The second summer Standard deck that piqued my interest is significantly less competitive but it doubtless will appear at a few FNMs and perhaps even a PTQ or two for those brave enough to attempt it.
That's right: I'm looking at Battle of Wits.
We have access to several cards pre-rotation that significantly strengthen our ability to play the deck although the Tutors are not nearly as powerful as the transmute cards that fueled previous small format iterations of the deck. There is a not insignificant group of four Tutors that can immediately fetch a Battle of Wits and it is here that our deck should begin.
Although we'll undoubtedly play a variety of cantrips draw spells and control elements to survive the pivotal turns until we can win the game we also need to consider the abstract cost of these cards (the cheapest at four mana). This suggests that we need some acceleration.
Putting it all together in a control-ish shell we get a first pass at a potentially playable Battle of Wits deck:
- 4 Alloy Myr
- 4 Palladium Myr
- 4 Solemn Simulacrum
- 1 Wurmcoil Engine
- 4 Augur of Bolas
- 4 Consecrated Sphinx
- 4 Oculus
- 4 Phantasmal Image
- 4 Rune-Scarred Demon
- 4 Snapcaster Mage
- 4 Treasure Mage
- 4 Vampire Nighthawk
- 1 Contagion Engine
- 4 Elixir of Immortality
- 4 Manalith
- 4 Pristine Talisman
- 4 Sphere of the Suns
- 1 Spine of Ish Sah
- 1 Staff of Nin
- 4 Battle of Wits
- 4 Dismember
- 4 Dissipate
- 4 Doom Blade
- 4 Forbidden Alchemy
- 4 Go for the Throat
- 4 Mana Leak
- 4 Murder
- 4 Think Twice
- 4 Thought Scour
- 4 Vapor Snag
- 4 Amass the Components
- 4 Barter In Blood
- 4 Black Sun's Zenith
- 4 Devastation Tide
- 4 Diabolic Revelation
- 4 Diabolic Tutor
- 4 Gitaxian Probe
- 4 Increasing Ambition
- 4 Mutilate
- 4 Ponder
It's rather tough to break down the essence of a Battle of Wits deck because there are so many decisions that go into its construction. With the high volume of Tutors for example it may seem tempting to add a lot of singleton cards but there rarely will be cases when the correct card for which to search is not Battle of Wits so a redundant Tutor effect that can't fetch the deck's namesake is preferable when including singletons (i.e. Treasure Mage). The deck itself is fairly simple to play in some regards—mulliganing is one of the hardest decisions to make followed by deciding how to shuffle the deck. If you've never played a Battle of Wits deck even at a small tournament like FNM I highly recommend trying it as it's one of the more enjoyable ways to play Magic.

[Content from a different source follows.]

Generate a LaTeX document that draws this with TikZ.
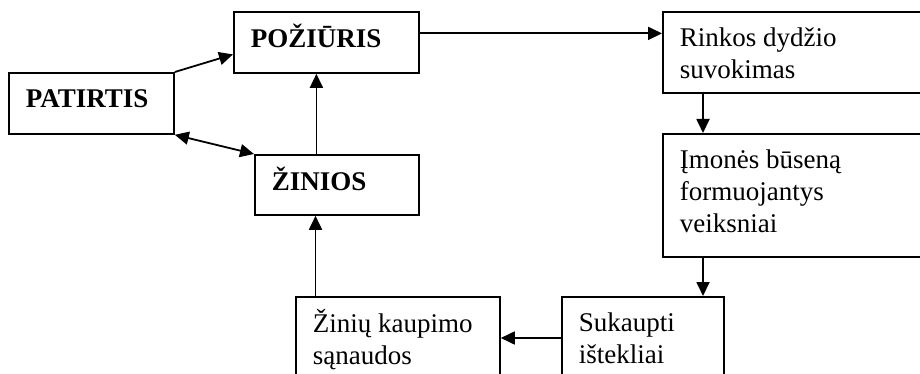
\documentclass[tikz,border=0pt]{standalone}
\usepackage{fontspec}
\setmainfont{Liberation Serif}
\usepackage{tikz}
\usetikzlibrary{arrows.meta,positioning}

% top-aligned text inside a framed box of fixed size
\newcommand{\boxtext}[3]{\parbox[t][#2][t]{#1}{\strut#3}}

\begin{document}
\begin{tikzpicture}[
    x=1pt, y=-1pt,
    box/.style={draw, line width=1.8pt, anchor=north west, inner xsep=17pt,
        inner ysep=12.6pt, font=\fontsize{27}{32}\selectfont},
    title/.style={box, font=\fontsize{27}{32}\selectfont\bfseries},
    arr/.style={line width=1.8pt, -{Triangle[length=14pt,width=13pt]}},
    dbl/.style={line width=1.8pt, {Triangle[length=14pt,width=13pt]}-{Triangle[length=14pt,width=13pt]}}
]
\useasboundingbox (0,0) rectangle (920,374);

% Left part
\node[title] (pat) at (8,72) {\boxtext{131pt}{35.8pt}{PATIRTIS}};
\node[title] (poz) at (233,11) {\boxtext{151pt}{35.8pt}{POŽIŪRIS}};
\node[title] (zin) at (254,154) {\boxtext{130pt}{34.8pt}{ŽINIOS}};

% Right column and bottom row
\node[box] (rink) at (662,11) {\boxtext{234pt}{55.8pt}{Rinkos dydžio\\suvokimas}};
\node[box] (imon) at (662,133) {\boxtext{234pt}{97.8pt}{Įmonės būseną\\formuojantys\\veiksniai}};
\node[box] (suk) at (561,296) {\boxtext{128pt}{64.8pt}{Sukaupti\\ištekliai}};
\node[box] (kaup) at (295,296) {\boxtext{170pt}{64.8pt}{Žinių kaupimo\\sąnaudos}};

% Links
\draw[arr] (pat.north east) -- ([yshift=-12pt]poz.west);
\draw[dbl] (pat.south east) -- (zin.north west);
\draw[arr] ([xshift=-20.5pt]zin.north) -- ([xshift=-20.5pt]zin.north |- poz.south);
\draw[arr] ([yshift=9pt]poz.east) -- ([yshift=9pt]poz.east -| rink.west);
\draw[arr] ([xshift=41pt]rink.south west) -- ([xshift=41pt]rink.south west |- imon.north);
\draw[arr] ([xshift=41pt]imon.south west) -- ([xshift=41pt]imon.south west |- suk.north);
\draw[arr] ([yshift=-42pt]suk.north west) -- ([yshift=-42pt]suk.north west -| kaup.east);
\draw[arr] ([xshift=20.5pt]kaup.north west) -- ([xshift=20.5pt]kaup.north west |- zin.south);
\end{tikzpicture}
\end{document}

While we're still in the realm of 'big things' let's take a look Mono-Green Aggro.
One reason that mono-green decks have declined in popularity aside from the fact they don't run Islands is that they lose some of the reach provided by a red splash (i.e. Bonfire of the Damned) and can't run one of the best four-drops in Standard: Huntmaster of the Fells. However we might consider the reprinting of Rancor to be a unique call of nature after which we don't even need to leave our chairs.
In addition to Rancor's added power and versatility mono-green gains Thragtusk which while easily Mana Leaked (if they haven't tapped out to deal with our other threats) is extremely problematic for Delver if it hits the table. Even their most "elegant" solution Vapor Snag leaves us with four life and a 3/3 Beast token. The additional power from Wolfir Silverheart also looks significantly better when it more easily can push past 1/1 tokens in the red zone.

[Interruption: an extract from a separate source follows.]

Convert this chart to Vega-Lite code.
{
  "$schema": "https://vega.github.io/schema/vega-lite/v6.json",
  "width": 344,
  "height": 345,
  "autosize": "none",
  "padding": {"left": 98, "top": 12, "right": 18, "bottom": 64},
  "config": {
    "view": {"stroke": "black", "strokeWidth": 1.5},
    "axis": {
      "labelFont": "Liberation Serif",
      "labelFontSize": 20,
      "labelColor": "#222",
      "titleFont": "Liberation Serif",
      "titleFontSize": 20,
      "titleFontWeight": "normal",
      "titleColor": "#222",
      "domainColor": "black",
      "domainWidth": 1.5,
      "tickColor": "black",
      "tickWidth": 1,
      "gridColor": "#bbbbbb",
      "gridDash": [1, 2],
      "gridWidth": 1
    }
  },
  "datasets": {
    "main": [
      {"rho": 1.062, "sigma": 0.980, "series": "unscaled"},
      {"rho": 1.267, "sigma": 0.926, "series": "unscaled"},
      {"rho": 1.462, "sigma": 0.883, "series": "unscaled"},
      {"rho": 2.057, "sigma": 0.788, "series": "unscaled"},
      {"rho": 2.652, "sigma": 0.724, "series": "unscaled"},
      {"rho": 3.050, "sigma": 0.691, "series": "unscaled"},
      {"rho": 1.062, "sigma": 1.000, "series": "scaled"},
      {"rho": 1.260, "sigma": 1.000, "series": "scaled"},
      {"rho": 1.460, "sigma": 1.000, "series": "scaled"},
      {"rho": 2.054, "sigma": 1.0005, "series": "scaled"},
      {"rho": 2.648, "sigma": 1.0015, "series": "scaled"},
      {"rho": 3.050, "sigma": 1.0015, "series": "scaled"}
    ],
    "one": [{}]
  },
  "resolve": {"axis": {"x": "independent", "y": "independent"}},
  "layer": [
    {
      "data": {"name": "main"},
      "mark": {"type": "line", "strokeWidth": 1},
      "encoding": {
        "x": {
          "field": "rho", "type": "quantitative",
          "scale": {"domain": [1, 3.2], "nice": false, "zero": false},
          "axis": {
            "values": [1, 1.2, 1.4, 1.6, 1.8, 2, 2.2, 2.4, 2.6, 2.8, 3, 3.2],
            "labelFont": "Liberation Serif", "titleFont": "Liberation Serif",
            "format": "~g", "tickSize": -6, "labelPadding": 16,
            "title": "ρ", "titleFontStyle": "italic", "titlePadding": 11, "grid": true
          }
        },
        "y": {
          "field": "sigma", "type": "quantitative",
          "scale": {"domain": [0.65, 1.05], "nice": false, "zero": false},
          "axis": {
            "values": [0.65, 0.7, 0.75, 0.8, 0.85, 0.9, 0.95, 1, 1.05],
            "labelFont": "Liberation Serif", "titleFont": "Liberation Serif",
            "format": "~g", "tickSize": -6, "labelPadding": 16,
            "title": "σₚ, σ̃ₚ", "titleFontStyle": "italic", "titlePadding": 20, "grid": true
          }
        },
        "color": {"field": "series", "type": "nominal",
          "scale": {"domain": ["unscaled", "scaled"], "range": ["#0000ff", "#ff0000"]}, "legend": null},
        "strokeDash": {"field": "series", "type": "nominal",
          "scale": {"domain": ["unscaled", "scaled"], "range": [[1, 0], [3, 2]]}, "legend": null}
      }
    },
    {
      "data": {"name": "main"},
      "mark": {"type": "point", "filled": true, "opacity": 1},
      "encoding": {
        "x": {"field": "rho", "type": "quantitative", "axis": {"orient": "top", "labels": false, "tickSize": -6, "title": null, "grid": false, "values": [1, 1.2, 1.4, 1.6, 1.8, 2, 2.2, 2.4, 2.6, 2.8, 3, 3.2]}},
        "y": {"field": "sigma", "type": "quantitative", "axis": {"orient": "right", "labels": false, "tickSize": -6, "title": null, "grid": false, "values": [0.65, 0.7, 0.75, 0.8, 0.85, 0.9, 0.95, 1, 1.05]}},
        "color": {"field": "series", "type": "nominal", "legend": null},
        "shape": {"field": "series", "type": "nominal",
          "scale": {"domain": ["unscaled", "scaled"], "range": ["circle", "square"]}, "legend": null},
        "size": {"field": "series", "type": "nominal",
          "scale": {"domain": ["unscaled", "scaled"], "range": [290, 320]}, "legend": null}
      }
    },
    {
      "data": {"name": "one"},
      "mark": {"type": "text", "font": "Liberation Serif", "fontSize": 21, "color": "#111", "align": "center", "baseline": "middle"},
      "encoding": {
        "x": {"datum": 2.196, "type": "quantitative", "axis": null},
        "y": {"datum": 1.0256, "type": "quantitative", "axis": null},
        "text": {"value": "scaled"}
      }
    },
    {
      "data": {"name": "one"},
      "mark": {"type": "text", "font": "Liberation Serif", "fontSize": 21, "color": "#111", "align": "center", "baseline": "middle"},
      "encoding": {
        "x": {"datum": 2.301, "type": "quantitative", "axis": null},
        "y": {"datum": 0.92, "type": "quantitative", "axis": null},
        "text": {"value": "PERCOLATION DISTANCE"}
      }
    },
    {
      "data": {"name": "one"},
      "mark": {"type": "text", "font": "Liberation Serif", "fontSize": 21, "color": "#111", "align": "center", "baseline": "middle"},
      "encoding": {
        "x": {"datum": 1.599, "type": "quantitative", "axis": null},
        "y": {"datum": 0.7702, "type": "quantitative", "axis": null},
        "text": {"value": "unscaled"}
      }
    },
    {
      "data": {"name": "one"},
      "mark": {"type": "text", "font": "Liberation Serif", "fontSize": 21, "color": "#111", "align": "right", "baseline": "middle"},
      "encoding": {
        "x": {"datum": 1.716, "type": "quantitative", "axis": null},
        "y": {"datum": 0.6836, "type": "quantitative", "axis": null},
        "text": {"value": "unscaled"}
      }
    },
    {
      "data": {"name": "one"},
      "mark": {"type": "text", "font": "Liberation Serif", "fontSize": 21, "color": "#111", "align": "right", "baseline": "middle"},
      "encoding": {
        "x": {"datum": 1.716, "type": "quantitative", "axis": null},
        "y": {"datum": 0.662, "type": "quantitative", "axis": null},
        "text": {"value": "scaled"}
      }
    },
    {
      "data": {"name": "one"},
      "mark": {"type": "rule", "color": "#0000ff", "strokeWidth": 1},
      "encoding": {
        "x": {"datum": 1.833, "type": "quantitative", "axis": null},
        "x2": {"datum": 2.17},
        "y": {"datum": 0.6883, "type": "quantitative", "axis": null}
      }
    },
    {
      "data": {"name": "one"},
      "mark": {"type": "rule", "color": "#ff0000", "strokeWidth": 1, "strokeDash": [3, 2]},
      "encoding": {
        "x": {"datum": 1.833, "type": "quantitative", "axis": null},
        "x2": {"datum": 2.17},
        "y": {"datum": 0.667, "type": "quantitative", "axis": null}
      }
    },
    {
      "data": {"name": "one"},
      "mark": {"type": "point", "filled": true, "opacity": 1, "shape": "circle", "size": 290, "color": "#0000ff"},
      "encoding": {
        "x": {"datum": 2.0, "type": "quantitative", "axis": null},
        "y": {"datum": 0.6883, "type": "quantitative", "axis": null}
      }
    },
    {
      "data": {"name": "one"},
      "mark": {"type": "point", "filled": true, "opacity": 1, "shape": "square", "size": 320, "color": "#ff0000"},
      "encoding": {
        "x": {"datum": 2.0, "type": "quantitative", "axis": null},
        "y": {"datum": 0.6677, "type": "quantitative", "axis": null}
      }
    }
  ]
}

Green also gains excellent anti-Snapcaster and anti-Solar Flare tech in Ground Seal with the release of M13; unlike many other limited scope answers found in green Ground Seal immediately replaces itself. Silklash Spider is likewise a viable sideboard card since it blocks nearly every relevant creature in Standard and easily can clear the air at instant speed.

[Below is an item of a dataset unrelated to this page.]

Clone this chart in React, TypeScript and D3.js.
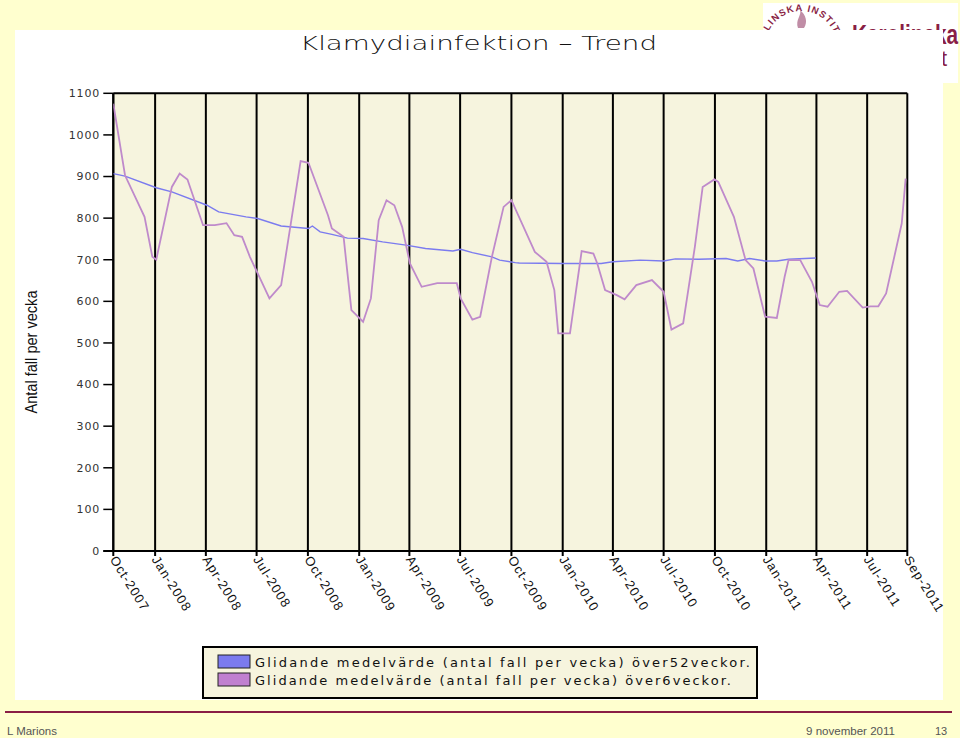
import React from "react";
import * as d3 from "d3";

// ---- data ----
const START_DATE = "2007-10-18";
const END_DATE = "2011-09-11";

const tickDates = [
  "2007-10-18", "2008-01-01", "2008-04-01", "2008-07-01", "2008-10-01",
  "2009-01-01", "2009-04-01", "2009-07-01", "2009-10-01", "2010-01-01",
  "2010-04-01", "2010-07-01", "2010-10-01", "2011-01-01", "2011-04-01",
  "2011-07-01", "2011-09-11",
];
const tickLabels = [
  "Oct-2007", "Jan-2008", "Apr-2008", "Jul-2008", "Oct-2008",
  "Jan-2009", "Apr-2009", "Jul-2009", "Oct-2009", "Jan-2010",
  "Apr-2010", "Jul-2010", "Oct-2010", "Jan-2011", "Apr-2011",
  "Jul-2011", "Sep-2011",
];
const yTicks = [0, 100, 200, 300, 400, 500, 600, 700, 800, 900, 1000, 1100];

// weeks since START_DATE, 6-week moving average
const weeks6 = [
  0, 3, 8, 10, 11, 15, 17, 19, 23, 26, 29, 31, 33, 35, 37, 40, 43, 48, 50, 55,
  56, 59, 61, 64, 66, 68, 70, 72, 74, 76, 79, 83, 88, 89, 92, 94, 97, 100, 102, 108,
  111, 113, 114, 117, 120, 123, 124, 126, 129, 131, 134, 138, 141, 143, 146, 149, 151, 154, 155, 159,
  162, 164, 167, 170, 172, 173, 176, 179, 181, 183, 186, 188, 192, 194, 196, 198, 202, 203,
];
const values6 = [
  1075, 903, 803, 707, 700, 875, 907, 893, 783, 783, 788, 759, 755, 707, 667, 607, 639, 937, 933, 807,
  775, 755, 579, 551, 607, 795, 843, 831, 779, 691, 635, 644, 644, 607, 556, 563, 707, 827, 843, 719,
  695, 627, 523, 523, 721, 715, 691, 627, 615, 605, 639, 651, 623, 532, 547, 731, 875, 893, 887, 803,
  699, 679, 563, 560, 659, 699, 699, 647, 591, 587, 623, 625, 585, 588, 588, 619, 787, 895,
];

// weeks since START_DATE, 52-week moving average
const weeks52 = [
  0, 3, 11, 15, 24, 27, 34, 37, 43, 50, 51, 53, 56, 60, 64, 69, 75, 80, 87, 89,
  92, 97, 99, 103, 104, 115, 120, 125, 128, 135, 141, 144, 150, 157, 160, 163, 167, 170, 173, 180,
];
const values52 = [
  907, 901, 873, 863, 831, 815, 803, 799, 781, 775, 781, 767, 761, 752, 751, 743, 735, 727, 721, 725,
  717, 707, 699, 693, 692, 691, 691, 691, 695, 699, 697, 702, 701, 703, 697, 703, 697, 697, 701, 704,
];

const legendLabels = [
  "Glidande medelvärde (antal fall per vecka) över52veckor.",
  "Glidande medelvärde (antal fall per vecka) över6veckor.",
];

// ---- layout ----
const W = 960;
const H = 738;
const L = 113.3;
const R = 907.3;
const T = 93.3;
const B = 551;

const PAGE_BG = "#FFFFCF";
const PLOT_BG = "#F6F4DE";
const BLUE = "#7B7BEF";
const PURPLE = "#BF8ACB";
const MAROON = "#8A1F45";

export default function App() {
  const parse = d3.timeParse("%Y-%m-%d");
  const start = parse(START_DATE) as Date;
  const end = parse(END_DATE) as Date;
  const x = d3.scaleTime().domain([start, end]).range([L, R]);
  const y = d3.scaleLinear().domain([0, 1100]).range([B, T]);
  const toDate = (w: number) => d3.timeDay.offset(start, w * 7);

  const line = d3
    .line<[number, number]>()
    .x((d) => x(toDate(d[0])))
    .y((d) => y(d[1]));

  const s6 = weeks6.map((w, i) => [w, values6[i]] as [number, number]);
  const s52 = weeks52.map((w, i) => [w, values52[i]] as [number, number]);
  const ticks = tickDates.map((d) => parse(d) as Date);

  const seal = `M 765 47 A 36 36 0 0 1 837 47`;

  return (
    <svg
      width={W}
      height={H}
      style={{ position: "absolute", left: 0, top: 0, display: "block" }}
      xmlns="http://www.w3.org/2000/svg"
    >
      <defs>
        <clipPath id="plotClip">
          <rect x={L} y={T} width={R - L} height={B - T} />
        </clipPath>
        <path id="sealArc" d={seal} fill="none" />
      </defs>
      <rect x={0} y={0} width={W} height={H} fill={PAGE_BG} />

      {/* logo */}
      <g>
        <rect x={763} y={3} width={195} height={80} fill="#FFFFFF" />
        <text
          fontFamily="Liberation Sans, Arial, sans-serif"
          fontSize={9.5}
          fontWeight={700}
          fill={MAROON}
          letterSpacing={1.2}
        >
          <textPath href="#sealArc" startOffset="50%" textAnchor="middle">
            KAROLINSKA INSTITUTET
          </textPath>
        </text>
        <path d="M 798 28 C 795 20 802 15 800 10 C 806 15 808 22 804 28 Z" fill="#B07090" opacity={0.8} />
        <text
          x={852}
          y={44}
          fontFamily="Liberation Sans, Arial, sans-serif"
          fontSize={27}
          fontWeight={700}
          fill={MAROON}
          textLength={106}
          lengthAdjust="spacingAndGlyphs"
        >
          Karolinska
        </text>
        <text
          x={947}
          y={66}
          textAnchor="end"
          fontFamily="Liberation Sans, Arial, sans-serif"
          fontSize={22}
          fill={MAROON}
        >
          Institutet
        </text>
      </g>

      {/* white chart panel */}
      <rect x={15} y={30} width={928} height={670} fill="#FFFFFF" />

      {/* title */}
      <text
        x={478.5}
        y={50}
        textAnchor="middle"
        fontFamily="DejaVu Sans, Verdana, sans-serif"
        fontWeight={300}
        fontSize={20}
        fill="#111"
        textLength={357}
        lengthAdjust="spacingAndGlyphs"
      >
        Klamydiainfektion – Trend
      </text>

      {/* plot background */}
      <rect x={L} y={T} width={R - L} height={B - T} fill={PLOT_BG} />

      {/* vertical grid lines at ticks */}
      {ticks.map((d, i) => (
        <line
          key={"g" + i}
          x1={x(d)}
          x2={x(d)}
          y1={T}
          y2={B + 5}
          stroke="#000"
          strokeWidth={2}
        />
      ))}
      {/* frame top & bottom */}
      <line x1={L} x2={R} y1={T} y2={T} stroke="#000" strokeWidth={2} />
      <line x1={L - 10} x2={R} y1={B} y2={B} stroke="#000" strokeWidth={2} />
      <line x1={L} x2={L} y1={T} y2={B} stroke="#000" strokeWidth={2} />

      {/* y ticks */}
      {yTicks.map((v) => (
        <g key={"y" + v}>
          <line x1={L - 10} x2={L} y1={y(v)} y2={y(v)} stroke="#000" strokeWidth={1.5} />
          <text
            x={100}
            y={y(v)}
            dy="0.35em"
            textAnchor="end"
            fontFamily="DejaVu Sans, Verdana, sans-serif"
            fontSize={11}
            letterSpacing={0.8}
            fill="#333"
          >
            {v}
          </text>
        </g>
      ))}

      {/* y axis title */}
      <text
        transform="translate(31,352) rotate(-90)"
        textAnchor="middle"
        fontFamily="Liberation Sans Narrow, Liberation Sans, Arial, sans-serif"
        fontSize={16}
        fill="#111"
        dy="0.35em"
        textLength={123}
        lengthAdjust="spacingAndGlyphs"
      >
        Antal fall per vecka
      </text>

      {/* x tick labels */}
      {ticks.map((d, i) => {
        const px = x(d);
        const py = 557;
        return (
          <text
            key={"xl" + i}
            x={px}
            y={py}
            dy="0.35em"
            transform={`rotate(58, ${px}, ${py})`}
            fontFamily="Liberation Sans, Arial, sans-serif"
            fontSize={13}
            letterSpacing={1.1}
            fill="#111"
          >
            {tickLabels[i]}
          </text>
        );
      })}

      {/* series */}
      <g clipPath="url(#plotClip)">
        <path d={line(s52) || ""} fill="none" stroke={BLUE} strokeWidth={1.4} />
        <path d={line(s6) || ""} fill="none" stroke={PURPLE} strokeWidth={1.8} />
      </g>

      {/* legend */}
      <rect x={203} y={647} width={554} height={51} fill={PLOT_BG} stroke="#000" strokeWidth={2} />
      {[BLUE, "#C080D0"].map((c, i) => (
        <g key={"lg" + i}>
          <rect x={218} y={655 + i * 18} width={32} height={13} fill={c} stroke="#222" strokeWidth={1} />
          <text
            x={255}
            y={667 + i * 18}
            fontFamily="DejaVu Sans, Verdana, sans-serif"
            fontSize={13}
            fill="#111"
            textLength={i === 0 ? 495 : 476}
            lengthAdjust="spacing"
          >
            {legendLabels[i]}
          </text>
        </g>
      ))}

      {/* footer */}
      <line x1={5} x2={952} y1={712} y2={712} stroke={MAROON} strokeWidth={2} />
      <text
        x={7}
        y={735}
        fontFamily="Liberation Sans, Arial, sans-serif"
        fontSize={11}
        fill="#555"
        textLength={50}
        lengthAdjust="spacingAndGlyphs"
      >
        L Marions
      </text>
      <text
        x={806}
        y={735}
        fontFamily="Liberation Sans, Arial, sans-serif"
        fontSize={11}
        fill="#555"
        textLength={89}
        lengthAdjust="spacingAndGlyphs"
      >
        9 november 2011
      </text>
      <text
        x={935}
        y={735}
        fontFamily="Liberation Sans, Arial, sans-serif"
        fontSize={11}
        fill="#555"
      >
        13
      </text>
    </svg>
  );
}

Finally with two potentially competitive aggro decks out of the way let's return to a place closer to Battle of Wits to close out the article.
While it is unclear whether Omniscience is better than Dream Halls in Legacy because Dream Halls actually can be casted (though its effect is less powerful in the abstract) little mind has been paid to it in Standard…being a ten-mana enchantment and all.
As long as Primeval Titan exists in Standard though there is always a chance. If we want to try to win with Omniscience we need to be fairly certain that the game will end as soon as it hits the table. To do this we need to borrow a page from Delver's playbook and fill our deck with cantrips. An initial shell for the deck might look like this:
While this deck falls closer to the casual FNM side than to the competitive side it is designed so that a resolved Omniscience frequently enables a chain of spells that will win the game with little interaction from our opponents. This build is less resilient to aggressive decks than traditional ramp builds (i.e. no removal) but in the absence of disruption it actually has a reasonable clock.
Whichever direction we choose to go after M13's release competitive or casual it is clear that Wizards has done a good job of shaking up the format even before the fall rotation.